Theorem 5 is immediate from Hallenbeck-Ruscheweyh theorem [34]. Indeed, define $\varphi \left(z\right)$ by (10) with f in place of ξ. Then $f\in$$R_p\left(\alpha \right)$ means $\varphi \left(z\right)+\frac{1}{p}z{\varphi }^{{}^{\prime }}\left(z\right)\prec \frac{1+(1-2\alpha )z}{1-z}=L\left(z\right)$. Now Hallenbeck-Ruscheweyh theorem (see also Miller-Mocanu ([29], P.71, Theorem 3.1b)) implies $\varphi \left(z\right)\prec L\left(z\right)$,

Remark 7.

Putting $p=1$ in Theorem 5 we get the result obtained by Al-Oboudi ([35], Theorem 2.3, when $\lambda =n=1$).

Theorem 6.

Let $f\in$$R_p\left(\alpha \right).$ Then $f\in$$P(p,\xi ),$ where

$$\xi =\frac{2+(p^2+3p)\alpha }{(1+p)(p+2)}\ge \alpha .$$

Proof. 

It is shown in [36] that, if $\gamma \ge 0$ and if $g\left(z\right)=z+{\sum }_{k=1}^{\infty }\frac{1}{1+\gamma k}{z}^{k+1}$ then

$$\Re \left\{\frac{g\left(z\right)}{z}\right\}\ge \frac{2{\gamma }^2+3\gamma +1}{2(1+\gamma )(1+2\gamma )}.$$

Hence

$$\Re \left\{1+2(1-\alpha )\sum _{k=1}^{\infty }\frac{p}{p+k}{z}^k\right\}\ge \frac{(2+p^2+3p)\alpha }{(1+p)(p+2)}.$$

(26)

Using (26) in the Theorem 5 we get the result. □

Remark 8.

Putting $p=1$ in Theorem 6 we get the result obtained by Al-Oboudi ([35], Remark 2.5, when $\lambda =1$).

4. Conclusions

The convolution method has recently been used to study many interesting subclasses of analytical functions.

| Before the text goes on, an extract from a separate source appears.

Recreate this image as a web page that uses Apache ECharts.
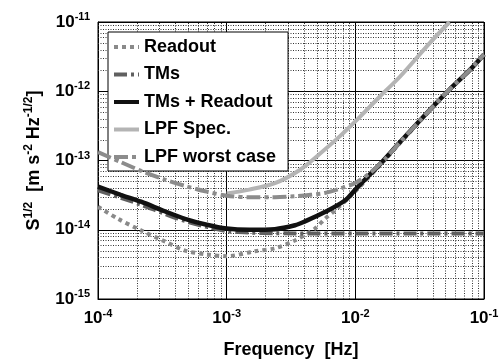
<!DOCTYPE html>
<html>
<head>
<meta charset="utf-8">
<script src="https://cdn.jsdelivr.net/npm/echarts@6/dist/echarts.min.js"></script>
<style>
html,body{margin:0;padding:0;background:#fff;}
#chart{width:503px;height:364px;}
</style>
</head>
<body>
<div id="chart"></div>
<script>
// ---- data ----
var freqReadout = [1e-4, 1.43e-4, 2.16e-4, 3.3e-4, 4.74e-4, 7e-4, 1e-3, 1.66e-3, 2.37e-3, 3.39e-3, 4.85e-3, 5.8e-3, 6.95e-3, 1e-2, 1.55e-2, 2.2e-2, 3.8e-2, 5.4e-2, 7.8e-2, 1e-1];
var readout     = [2.15e-14, 1.44e-14, 9.8e-15, 6.8e-15, 5.0e-15, 4.4e-15, 4.15e-15, 4.9e-15, 5.4e-15, 7.0e-15, 1.04e-14, 1.44e-14, 1.9e-14, 3.6e-14, 8.5e-14, 1.75e-13, 5.3e-13, 1.05e-12, 2.05e-12, 3.4e-12];

var freqTMs = [1e-4, 1.5e-4, 2.16e-4, 3.3e-4, 4.74e-4, 7e-4, 1e-3, 1.5e-3, 2.37e-3, 3.4e-3, 5e-3, 1e-2, 3e-2, 1e-1];
var tms     = [3.7e-14, 2.9e-14, 2.3e-14, 1.7e-14, 1.34e-14, 1.1e-14, 9.6e-15, 9.1e-15, 8.9e-15, 8.85e-15, 8.8e-15, 8.8e-15, 8.8e-15, 8.8e-15];

var freqTotal = [1e-4, 1.5e-4, 2.16e-4, 3.3e-4, 4.74e-4, 7e-4, 1e-3, 1.5e-3, 2.37e-3, 3.4e-3, 4.06e-3, 5.8e-3, 8.3e-3, 1e-2, 1.3e-2, 1.55e-2, 2.2e-2, 3.8e-2, 5.4e-2, 7.8e-2, 1e-1];
var total     = [4.2e-14, 3.2e-14, 2.54e-14, 1.85e-14, 1.44e-14, 1.18e-14, 1.04e-14, 1.0e-14, 1.02e-14, 1.16e-14, 1.32e-14, 1.8e-14, 2.65e-14, 3.8e-14, 6.3e-14, 8.8e-14, 1.8e-13, 5.4e-13, 1.06e-12, 2.05e-12, 3.4e-12];

var freqSpec = [1e-3, 1.5e-3, 2.37e-3, 3.7e-3, 5.3e-3, 7.6e-3, 1.09e-2, 1.55e-2, 2.22e-2, 3.8e-2, 5.4e-2];
var spec     = [3.35e-14, 3.8e-14, 4.7e-14, 7.3e-14, 1.25e-13, 2.25e-13, 4.3e-13, 8.4e-13, 1.62e-12, 5.0e-12, 1.0e-11];

var freqWorst = [1e-4, 1.5e-4, 2.16e-4, 3.3e-4, 4.74e-4, 7e-4, 1e-3, 1.5e-3, 2.37e-3, 3.4e-3, 4.5e-3, 5.8e-3, 7.5e-3, 9.9e-3, 1.3e-2, 1.7e-2, 2.2e-2, 3.8e-2, 5.4e-2, 7.8e-2, 1e-1];
var worst     = [1.32e-13, 9.5e-14, 7.1e-14, 5.3e-14, 4.3e-14, 3.55e-14, 3.1e-14, 2.95e-14, 2.95e-14, 3.05e-14, 3.2e-14, 3.4e-14, 3.9e-14, 4.7e-14, 6.6e-14, 1.05e-13, 1.8e-13, 5.4e-13, 1.06e-12, 2.05e-12, 3.4e-12];

var seriesNames = ['Readout', 'TMs', 'TMs + Readout', 'LPF Spec.', 'LPF worst case'];
var xDecades = [-4, -3, -2];
var yDecades = [-15, -14, -13, -12];
var minorMultipliers = [2, 3, 4, 5, 6, 7, 8, 9];

var X_MIN = 1e-4, X_MAX = 1e-1, Y_MIN = 1e-15, Y_MAX = 1e-11;

function pairs(xs, ys) { return xs.map(function (x, i) { return [x, ys[i]]; }); }

// minor grid: [x, y, kind] kind 0 = vertical line at x, kind 1 = horizontal line at y
var minorGrid = [];
xDecades.forEach(function (d) {
  minorMultipliers.forEach(function (m) { minorGrid.push([m * Math.pow(10, d), 1e-13, 0]); });
});
yDecades.forEach(function (d) {
  minorMultipliers.forEach(function (m) { minorGrid.push([1e-3, m * Math.pow(10, d), 1]); });
});

var FONT = 'Liberation Sans, Arial, sans-serif';
function powLabel(v) {
  var e = Math.round(Math.log10(v));
  return '{b|10}{s|' + e + '}';
}
var tickRich = {
  b: { fontSize: 17, fontWeight: 'bold', fontFamily: FONT, color: '#000' },
  s: { fontSize: 11, fontWeight: 'bold', fontFamily: FONT, color: '#000', padding: [0, 0, 10, 0] }
};
var nameRich = {
  a: { fontSize: 18, fontWeight: 'bold', fontFamily: FONT, color: '#000' },
  s: { fontSize: 12, fontWeight: 'bold', fontFamily: FONT, color: '#000', padding: [0, 0, 10, 0] }
};

var chart = echarts.init(document.getElementById('chart'), null, { renderer: 'canvas' });
var lw = 4;
chart.setOption({
  animation: false,
  backgroundColor: '#fff',
  grid: { left: 98, right: 19, top: 22, bottom: 63, show: true, borderColor: '#000', borderWidth: 1, backgroundColor: 'transparent' },
  legend: {
    data: seriesNames,
    orient: 'vertical',
    left: 108, top: 32,
    padding: [6, 12, 5, 4],
    itemWidth: 25, itemHeight: 14, itemGap: 9.5,
    itemStyle: { opacity: 0 },
    lineStyle: { width: 4 },
    backgroundColor: '#fff', borderColor: '#000', borderWidth: 1, borderRadius: 0,
    textStyle: { fontSize: 18, fontWeight: 'bold', fontFamily: FONT, color: '#000', lineHeight: 14 },
    selectedMode: false
  },
  xAxis: {
    type: 'log', logBase: 10, min: X_MIN, max: X_MAX,
    name: 'Frequency  [Hz]', nameLocation: 'middle', nameGap: 42,
    nameTextStyle: { fontSize: 18, fontWeight: 'bold', fontFamily: FONT, color: '#000' },
    axisLine: { lineStyle: { color: '#000', width: 1 } },
    axisTick: { show: false },
    axisLabel: { formatter: powLabel, rich: tickRich, margin: 9, showMinLabel: true, showMaxLabel: true },
    splitLine: { show: true, lineStyle: { color: '#000', width: 1, type: 'solid' } },
    minorTick: { show: false }, minorSplitLine: { show: false }
  },
  yAxis: {
    type: 'log', logBase: 10, min: Y_MIN, max: Y_MAX,
    name: '{a|S}{s|1/2}{a|  [m s}{s|-2}{a| Hz}{s|-1/2}{a|]}', nameLocation: 'middle', nameGap: 53,
    nameTextStyle: { rich: nameRich },
    axisLine: { lineStyle: { color: '#000', width: 1 } },
    axisTick: { show: false },
    axisLabel: { formatter: powLabel, rich: tickRich, margin: 8, showMinLabel: true, showMaxLabel: true },
    splitLine: { show: true, lineStyle: { color: '#000', width: 1, type: 'solid' } },
    minorTick: { show: false }, minorSplitLine: { show: false }
  },
  series: [
    {
      name: 'minor-grid', type: 'custom', data: minorGrid, z: 1, silent: true,
      encode: { x: 0, y: 1 },
      renderItem: function (params, api) {
        var kind = api.value(2);
        var p1, p2;
        if (kind === 0) {
          p1 = api.coord([api.value(0), Y_MIN]);
          p2 = api.coord([api.value(0), Y_MAX]);
          var x = Math.round(p1[0]) + 0.5;
          return { type: 'line', silent: true, shape: { x1: x, y1: p1[1], x2: x, y2: p2[1] },
            style: { stroke: '#333', lineWidth: 1, lineDash: [1, 1.5] } };
        } else {
          p1 = api.coord([X_MIN, api.value(1)]);
          p2 = api.coord([X_MAX, api.value(1)]);
          var y = Math.round(p1[1]) + 0.5;
          return { type: 'line', silent: true, shape: { x1: p1[0], y1: y, x2: p2[0], y2: y },
            style: { stroke: '#333', lineWidth: 1, lineDash: [1, 1.5] } };
        }
      }
    },
    { name: seriesNames[0], type: 'line', data: pairs(freqReadout, readout), symbol: 'none', smooth: 0.3, z: 2,
      lineStyle: { color: '#8a8a8a', width: lw, type: [4, 4], cap: 'butt' }, itemStyle: { color: '#8a8a8a' } },
    { name: seriesNames[1], type: 'line', data: pairs(freqTMs, tms), symbol: 'none', smooth: 0.3, z: 3,
      lineStyle: { color: '#606060', width: lw, type: [13, 4, 3, 4], cap: 'butt' }, itemStyle: { color: '#606060' } },
    { name: seriesNames[2], type: 'line', data: pairs(freqTotal, total), symbol: 'none', smooth: 0.3, z: 4,
      lineStyle: { color: '#111', width: 4.5 }, itemStyle: { color: '#111' } },
    { name: seriesNames[3], type: 'line', data: pairs(freqSpec, spec), symbol: 'none', smooth: 0.3, z: 5,
      lineStyle: { color: '#b4b4b4', width: lw }, itemStyle: { color: '#b4b4b4' } },
    { name: seriesNames[4], type: 'line', data: pairs(freqWorst, worst), symbol: 'none', smooth: 0.3, z: 6,
      lineStyle: { color: '#8c8c8c', width: lw, type: [14, 4, 4, 4], cap: 'butt' }, itemStyle: { color: '#8c8c8c' } }
  ]
});
</script>
</body>
</html>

An interesting criterion was given by Lashin [26] to be starlike for convolution of functions with positive real parts, which was improved by Sokol [27]. Each of these earlier results has been extended and improved in this paper. Additionally, by using Miller and Mocanu Theorem [29], Ali and Thomas’ results [14] for the starlikeness of the Bernardi integral operator have been extended.